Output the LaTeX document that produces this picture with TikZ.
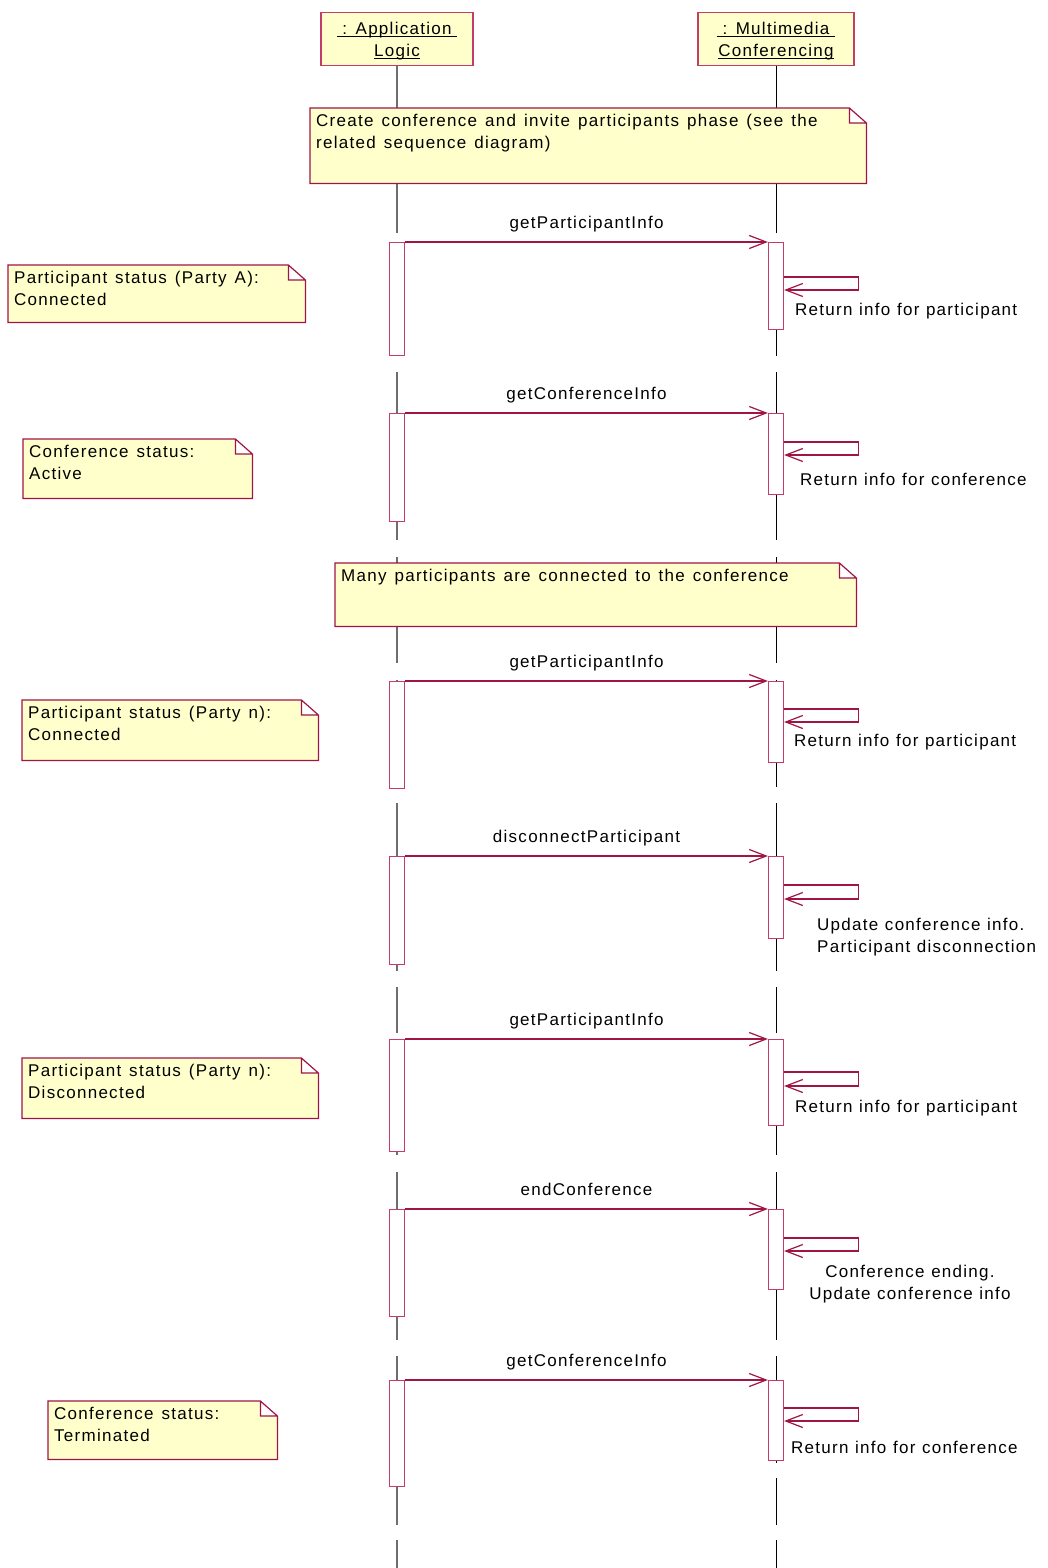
\documentclass[tikz,border=0pt]{standalone}
\usepackage{fontspec}
\setmainfont{Liberation Sans}[LetterSpace=7.5, WordSpace=1.1]
\usepackage{tikz}
\usetikzlibrary{arrows.meta, positioning, calc, backgrounds}
\definecolor{roseline}{RGB}{160,20,70}
\definecolor{rosebox}{RGB}{196,60,105}
\definecolor{rosefill}{RGB}{255,255,204}
\definecolor{lifegray}{RGB}{110,110,110}
\newcommand{\notespace}{\spaceskip 8pt\relax}

\begin{document}
\begin{tikzpicture}[
    x=1pt, y=-1pt,
    font=\fontsize{17}{22}\selectfont,
    objhead/.style={draw=rosebox, fill=rosefill, line width=1.2pt, anchor=north,
                    align=center, inner xsep=0pt, inner ysep=9pt, text height=13pt, text depth=22pt},
    activ/.style={draw=rosebox, fill=white, line width=1.2pt, minimum width=15pt, anchor=north, inner sep=0pt},
    msg/.style={draw=roseline, line width=1.2pt, -{Straight Barb[length=17pt,width=13pt]}},
    msglabel/.style={anchor=base, yshift=14pt, inner sep=0pt},
    selflabel/.style={inner sep=0pt},
    notebox/.style={anchor=north west, align=flush left, inner xsep=6pt, inner ysep=5pt, text height=13pt},
    noteline/.style={draw=roseline, fill=rosefill, line width=1.2pt},
    lifeA/.style={draw=lifegray, line width=1.2pt},
    lifeB/.style={draw=black, line width=0.9pt}
]
    \useasboundingbox (0,0) rectangle (1047,1568);

    % Objects on top
    \node[objhead, text width=152pt] (app) at (397,12) {\underline{\smash{\ : Application\ }}\\\underline{\smash{Logic}}};
    \node[objhead, text width=156pt] (mmc) at (776,12) {\underline{\smash{\ : Multimedia\ }}\\\underline{\smash{Conferencing}}};

    % Notes
    \node[notebox, text width=544pt, text depth=52pt] (setup) at (310,108)
        {\notespace Create conference and invite participants phase (see the\\related sequence diagram)};
    \node[notebox, text width=285pt, text depth=34pt] (partA) at (8,265) {\notespace Participant status (Party A):\\Connected};
    \node[notebox, text width=217pt, text depth=36pt] (confA) at (23,439) {\notespace Conference status:\\Active};
    \node[notebox, text width=509pt, text depth=40pt] (many) at (335,563) {\notespace Many participants are connected to the conference};
    \node[notebox, text width=284pt, text depth=37pt] (partN) at (22,700) {\notespace Participant status (Party n):\\Connected};
    \node[notebox, text width=284pt, text depth=37pt] (partD) at (22,1058) {\notespace Participant status (Party n):\\Disconnected};
    \node[notebox, text width=217pt, text depth=35pt] (confT) at (48,1401) {\notespace Conference status:\\Terminated};

    % Lifelines and note outlines go behind
    \begin{scope}[on background layer]
        \foreach \a/\b in {65/233,242/356,372/540,557/663,680/787,803/971,987/1033,1039/1155,1172/1340,1356/1525,1540/1568}
            \draw[lifeA] (app.south |- 0,\a) -- (app.south |- 0,\b);
        \foreach \a/\b in {65/233,242/356,372/540,557/663,680/787,803/971,987/1033,1039/1155,1172/1340,1356/1463,1478/1525,1540/1568}
            \draw[lifeB] (mmc.south |- 0,\a) -- (mmc.south |- 0,\b);
        \foreach \n in {setup,partA,confA,many,partN,partD,confT}
            \draw[noteline] (\n.north west) -- ([xshift=-17pt]\n.north east) -- ([yshift=-15pt]\n.north east)
                -- (\n.south east) -- (\n.south west) -- cycle
                ([xshift=-17pt]\n.north east) |- ([yshift=-15pt]\n.north east);
    \end{scope}

    % Activations
    \foreach \i/\y/\hl/\hr in {1/242/113/87, 2/413/108/81, 3/681/107/81, 4/856/108/82,
                              5/1039/112/86, 6/1209/107/80, 7/1380/106/80} {
        \node[activ, minimum height=\hl pt] (actA\i) at (app.south |- 0,\y) {};
        \node[activ, minimum height=\hr pt] (actB\i) at (mmc.south |- 0,\y) {};
    }

    % Calls
    \foreach \i/\txt in {1/getParticipantInfo, 2/getConferenceInfo, 3/getParticipantInfo, 4/disconnectParticipant,
                         5/getParticipantInfo, 6/endConference, 7/getConferenceInfo}
        \draw[msg] (actA\i.north east) -- (actB\i.north west) node[msglabel, midway] {\txt};

    % Self calls
    \foreach \i/\a/\b in {1/35/48, 2/29/42, 3/28/41, 4/29/43, 5/33/47, 6/29/42, 7/28/41}
        \draw[msg] ([yshift=-\a pt]actB\i.north east) -- ++(74,0) -- ++(0,\b-\a)
            -- ([yshift=-\b pt]actB\i.north east);

    \node[selflabel, anchor=base west] (ret1) at (795,315) {Return info for participant};
    \node[selflabel, anchor=base west] (ret2) at (800,485) {Return info for conference};
    \node[selflabel, anchor=base west] (ret3) at (794,746) {Return info for participant};
    \node[selflabel, anchor=north west, align=left] (ret4) at (817,918) {Update conference info.\\Participant disconnection};
    \node[selflabel, anchor=base west] (ret5) at (795,1112) {Return info for participant};
    \node[selflabel, anchor=north, align=center] (ret6) at (910,1265) {Conference ending.\\Update conference info};
    \node[selflabel, anchor=base west] (ret7) at (791,1453) {Return info for conference};
\end{tikzpicture}
\end{document}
######
TASK OBJECTIVE: Return each line from the material above exactly, but not the pictures.

FULL RESPONSE:
Output the LaTeX document that produces this picture with TikZ.
\documentclass[tikz,border=0pt]{standalone}
\usepackage{fontspec}
\setmainfont{Liberation Sans}[LetterSpace=7.5, WordSpace=1.1]
\usepackage{tikz}
\usetikzlibrary{arrows.meta, positioning, calc, backgrounds}
\definecolor{roseline}{RGB}{160,20,70}
\definecolor{rosebox}{RGB}{196,60,105}
\definecolor{rosefill}{RGB}{255,255,204}
\definecolor{lifegray}{RGB}{110,110,110}
\newcommand{\notespace}{\spaceskip 8pt\relax}

\begin{document}
\begin{tikzpicture}[
    x=1pt, y=-1pt,
    font=\fontsize{17}{22}\selectfont,
    objhead/.style={draw=rosebox, fill=rosefill, line width=1.2pt, anchor=north,
                    align=center, inner xsep=0pt, inner ysep=9pt, text height=13pt, text depth=22pt},
    activ/.style={draw=rosebox, fill=white, line width=1.2pt, minimum width=15pt, anchor=north, inner sep=0pt},
    msg/.style={draw=roseline, line width=1.2pt, -{Straight Barb[length=17pt,width=13pt]}},
    msglabel/.style={anchor=base, yshift=14pt, inner sep=0pt},
    selflabel/.style={inner sep=0pt},
    notebox/.style={anchor=north west, align=flush left, inner xsep=6pt, inner ysep=5pt, text height=13pt},
    noteline/.style={draw=roseline, fill=rosefill, line width=1.2pt},
    lifeA/.style={draw=lifegray, line width=1.2pt},
    lifeB/.style={draw=black, line width=0.9pt}
]
    \useasboundingbox (0,0) rectangle (1047,1568);

    % Objects on top
    \node[objhead, text width=152pt] (app) at (397,12) {\underline{\smash{\ : Application\ }}\\\underline{\smash{Logic}}};
    \node[objhead, text width=156pt] (mmc) at (776,12) {\underline{\smash{\ : Multimedia\ }}\\\underline{\smash{Conferencing}}};

    % Notes
    \node[notebox, text width=544pt, text depth=52pt] (setup) at (310,108)
        {\notespace Create conference and invite participants phase (see the\\related sequence diagram)};
    \node[notebox, text width=285pt, text depth=34pt] (partA) at (8,265) {\notespace Participant status (Party A):\\Connected};
    \node[notebox, text width=217pt, text depth=36pt] (confA) at (23,439) {\notespace Conference status:\\Active};
    \node[notebox, text width=509pt, text depth=40pt] (many) at (335,563) {\notespace Many participants are connected to the conference};
    \node[notebox, text width=284pt, text depth=37pt] (partN) at (22,700) {\notespace Participant status (Party n):\\Connected};
    \node[notebox, text width=284pt, text depth=37pt] (partD) at (22,1058) {\notespace Participant status (Party n):\\Disconnected};
    \node[notebox, text width=217pt, text depth=35pt] (confT) at (48,1401) {\notespace Conference status:\\Terminated};

    % Lifelines and note outlines go behind
    \begin{scope}[on background layer]
        \foreach \a/\b in {65/233,242/356,372/540,557/663,680/787,803/971,987/1033,1039/1155,1172/1340,1356/1525,1540/1568}
            \draw[lifeA] (app.south |- 0,\a) -- (app.south |- 0,\b);
        \foreach \a/\b in {65/233,242/356,372/540,557/663,680/787,803/971,987/1033,1039/1155,1172/1340,1356/1463,1478/1525,1540/1568}
            \draw[lifeB] (mmc.south |- 0,\a) -- (mmc.south |- 0,\b);
        \foreach \n in {setup,partA,confA,many,partN,partD,confT}
            \draw[noteline] (\n.north west) -- ([xshift=-17pt]\n.north east) -- ([yshift=-15pt]\n.north east)
                -- (\n.south east) -- (\n.south west) -- cycle
                ([xshift=-17pt]\n.north east) |- ([yshift=-15pt]\n.north east);
    \end{scope}

    % Activations
    \foreach \i/\y/\hl/\hr in {1/242/113/87, 2/413/108/81, 3/681/107/81, 4/856/108/82,
                              5/1039/112/86, 6/1209/107/80, 7/1380/106/80} {
        \node[activ, minimum height=\hl pt] (actA\i) at (app.south |- 0,\y) {};
        \node[activ, minimum height=\hr pt] (actB\i) at (mmc.south |- 0,\y) {};
    }

    % Calls
    \foreach \i/\txt in {1/getParticipantInfo, 2/getConferenceInfo, 3/getParticipantInfo, 4/disconnectParticipant,
                         5/getParticipantInfo, 6/endConference, 7/getConferenceInfo}
        \draw[msg] (actA\i.north east) -- (actB\i.north west) node[msglabel, midway] {\txt};

    % Self calls
    \foreach \i/\a/\b in {1/35/48, 2/29/42, 3/28/41, 4/29/43, 5/33/47, 6/29/42, 7/28/41}
        \draw[msg] ([yshift=-\a pt]actB\i.north east) -- ++(74,0) -- ++(0,\b-\a)
            -- ([yshift=-\b pt]actB\i.north east);

    \node[selflabel, anchor=base west] (ret1) at (795,315) {Return info for participant};
    \node[selflabel, anchor=base west] (ret2) at (800,485) {Return info for conference};
    \node[selflabel, anchor=base west] (ret3) at (794,746) {Return info for participant};
    \node[selflabel, anchor=north west, align=left] (ret4) at (817,918) {Update conference info.\\Participant disconnection};
    \node[selflabel, anchor=base west] (ret5) at (795,1112) {Return info for participant};
    \node[selflabel, anchor=north, align=center] (ret6) at (910,1265) {Conference ending.\\Update conference info};
    \node[selflabel, anchor=base west] (ret7) at (791,1453) {Return info for conference};
\end{tikzpicture}
\end{document}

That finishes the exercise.